Arabic is a wonderfully expressive, visual language. Many terms used throughout the Arab world would not make much sense out of context, or if translated into another language. Oftentimes, colloquialisms or even idioms are the hardest part of a language for a foreigner to understand, as they are so deeply rooted in the culture. Arabs, a traditionally desert people, have several words that describe particular kinds of desert winds, something very unique to the language, just like Eskimos in Alaska have several words to describe different types of snow and ice.
1) Na’eeman (نعيماً)
-A term used after someone gets a clean shave, a haircut or takes a shower. It’s kind of like blessing them and saying “Congrats on looking cleaner/fresher” and there is certainly no way of saying it in English. Oftentimes, after a man gets a fresh shave or hair cut, his pals will slap the back of his neck saying this term.
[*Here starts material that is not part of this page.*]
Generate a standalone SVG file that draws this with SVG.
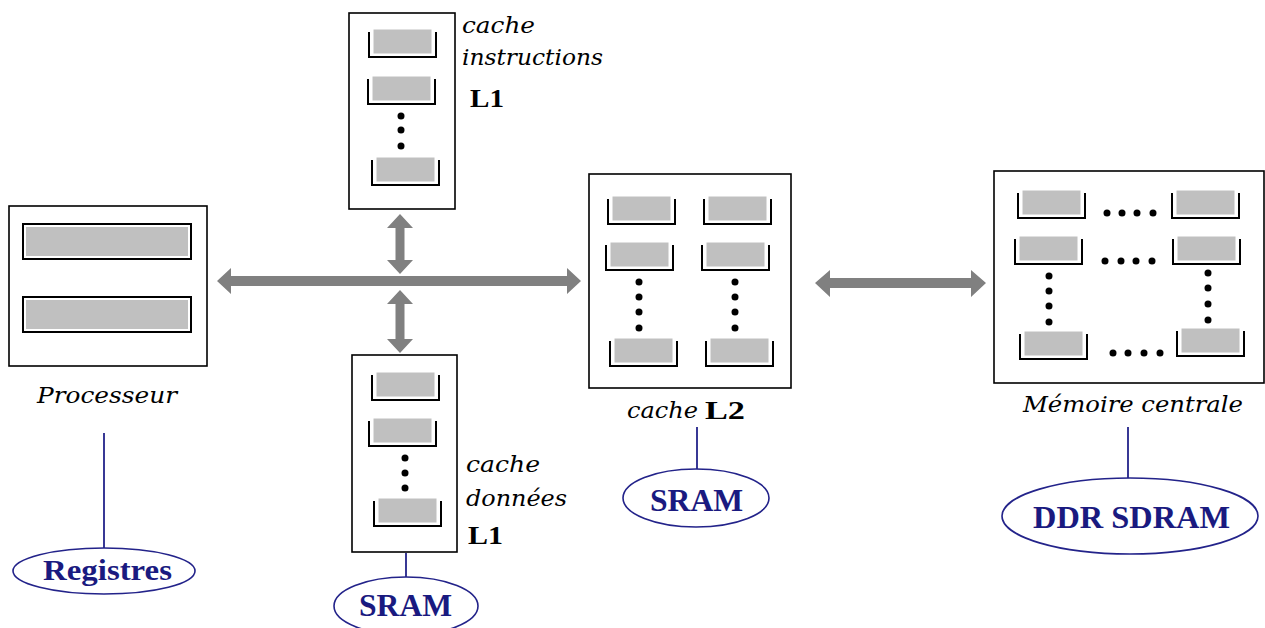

The response is “Allah yena’am ‘alek”.
2) ‘Ala Rasi (على راسي)
-Literally translated into “On my head”, this is a saying commonly used when someone asks you for something or demands something. If a friend says “I need you to give me a ride later today,” the response could be “‘Ala Rasi”, kind of like saying “Anything for you”.
3) Kol Sana Wa Enta Salem/Enti Salmeh (كل سنة ونت سالم)
-A phrase said to someone on their birthday or on religious holidays like Easter, Ramadan and Eid, it translates to something akin to “With each year you’re safe/peaceful”. Of course in English there is nothing similar to this, but in Arabic it can be more common than saying Happy Birthday or Ramadan Kareem.
4) To’oborni (تقبرني)
-Used quite often in Lebanon, this term literally translates to “You bury me”, but means more like I love you so much I would rather die and you bury me before losing you. Again, probably not something you’d commonly say in English, but this term is used quite often from mothers to their children or to a friend or person you really adore. Though it sounds cryptic when translated, it’s used in a loving and upbeat way.
5) Wafaret/Wafarti (وفرت)
-Though this is an older term that is not commonly used these days, I recall many times my grandmother would say this word to me as she offered me food and I refused it. It translates to something like, “Fine, you don’t want it? That’s more for me, and it saves me the trouble anyway”. I used to laugh when she would say it to us before understanding it probably wasn’t meant sarcastically by any means.